7 thoughts on “Food and Drink #2–Two Beer or Not Two Beer”

  1. Greg,
    I knew you would find good sources for BEER. It would be nice if we could all join you at Shakesbeer…very poetic, no doubt.

    How is the political situation there?


    1. They even have an outside sort of beer garden area, sort of like the places they make the BEER group sit in Pinellas.

      I don’t know how much you hear about the political situation in the States but most of the people I’ve talked with seem to see it as very much a political matter and don’t seem heavily involved in it. Maybe I’m not hanging out with people who are subversive enough. They all acknowledge there is corruption in government and they value democracy and see the US as a leader for the world towards democracy. If anything, I think some Albanians see American democracy as more smooth and effective than it is. I was telling someone the other day that democracy is messy and involves a certain amount of arguing, debate, etc. so that maybe they shouldn’t feel Albania is failing in moving towards democracy. We haven’t had people killed in demonstrations in Washington lately as they have in Tirana Jan 21 but we have that sort of thing in our recent history. I also wonder if exporting American democracy isn’t a little more complex than folks think. I know this sounds like I’m opening a can of worms, but hear me out. I don’t mean at all to suggest that democracy is not a very good thing for other countries to have. What I mean is that democracy developed in the US from a history of English parliamentary rule coupled with influences of the French Republic and in a place with vast amounts of land and natural resources. In countries that don’t have that unlimited potential for growth and natural resources, it has to be more complicated for democracy to develop. I’m not saying it’s impossible or unlikely, just that democracy in different countries is likely to have a different face and a different flavor. I worry a bit here that Albanians are conflating American democracy with American consumerism–in a relatively poor country there is a good amount of conspicuous consumption here in the capital. Folks from outside the US might not understand that consumerism and democracy are not the same thing. All right, guys, bring on the banter!

      1. “If anything, I think some Albanians see American democracy as more smooth and effective than it is.”
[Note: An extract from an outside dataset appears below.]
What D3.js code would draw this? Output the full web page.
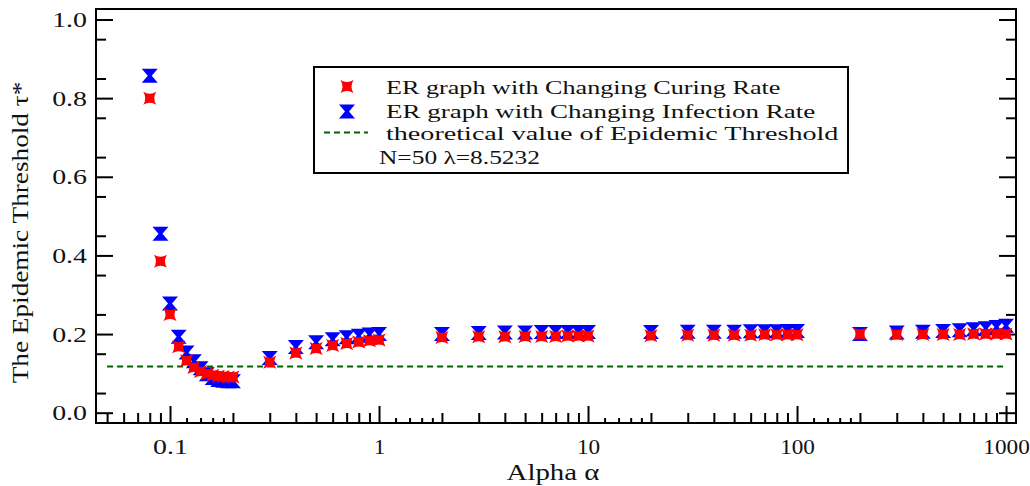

        Greg, I’ve come across this outlook, as well. Including in India (which is, of course, a democracy itself). Mansie’s father, a big reader of American history and an especial fan of Kennedy, was very surprised at the extended hullabaloo over the “hanging chads” election recount that went on and on. I think that was quite recent the first time I went there. Yeah, others can tend to have bloated expectations of the wonders of American democracy and society as a whole.

        I agree also that democracy ain’t for everyone. I find it more than a bit egocentric, or at least ethnocentric, to think so. I’ve read interviews with Iraqis who basically say (paraphrasing here), “Democracy? Are you nuts? that will never work here”

  2. Someone yesterday said that some Albanians think of democracy as more of a Libertarian kind of thing–that you can basically do whatever you want as long as you’re not directly hurting anyone else. Someone much smarter than me (Santayana?) probably came up with this long ago, but it seems that the sort of government that works for the whole society ultimately has to revolve around how it treats the old, the sick and the young. Those folks can’t be expected to fend for themselves.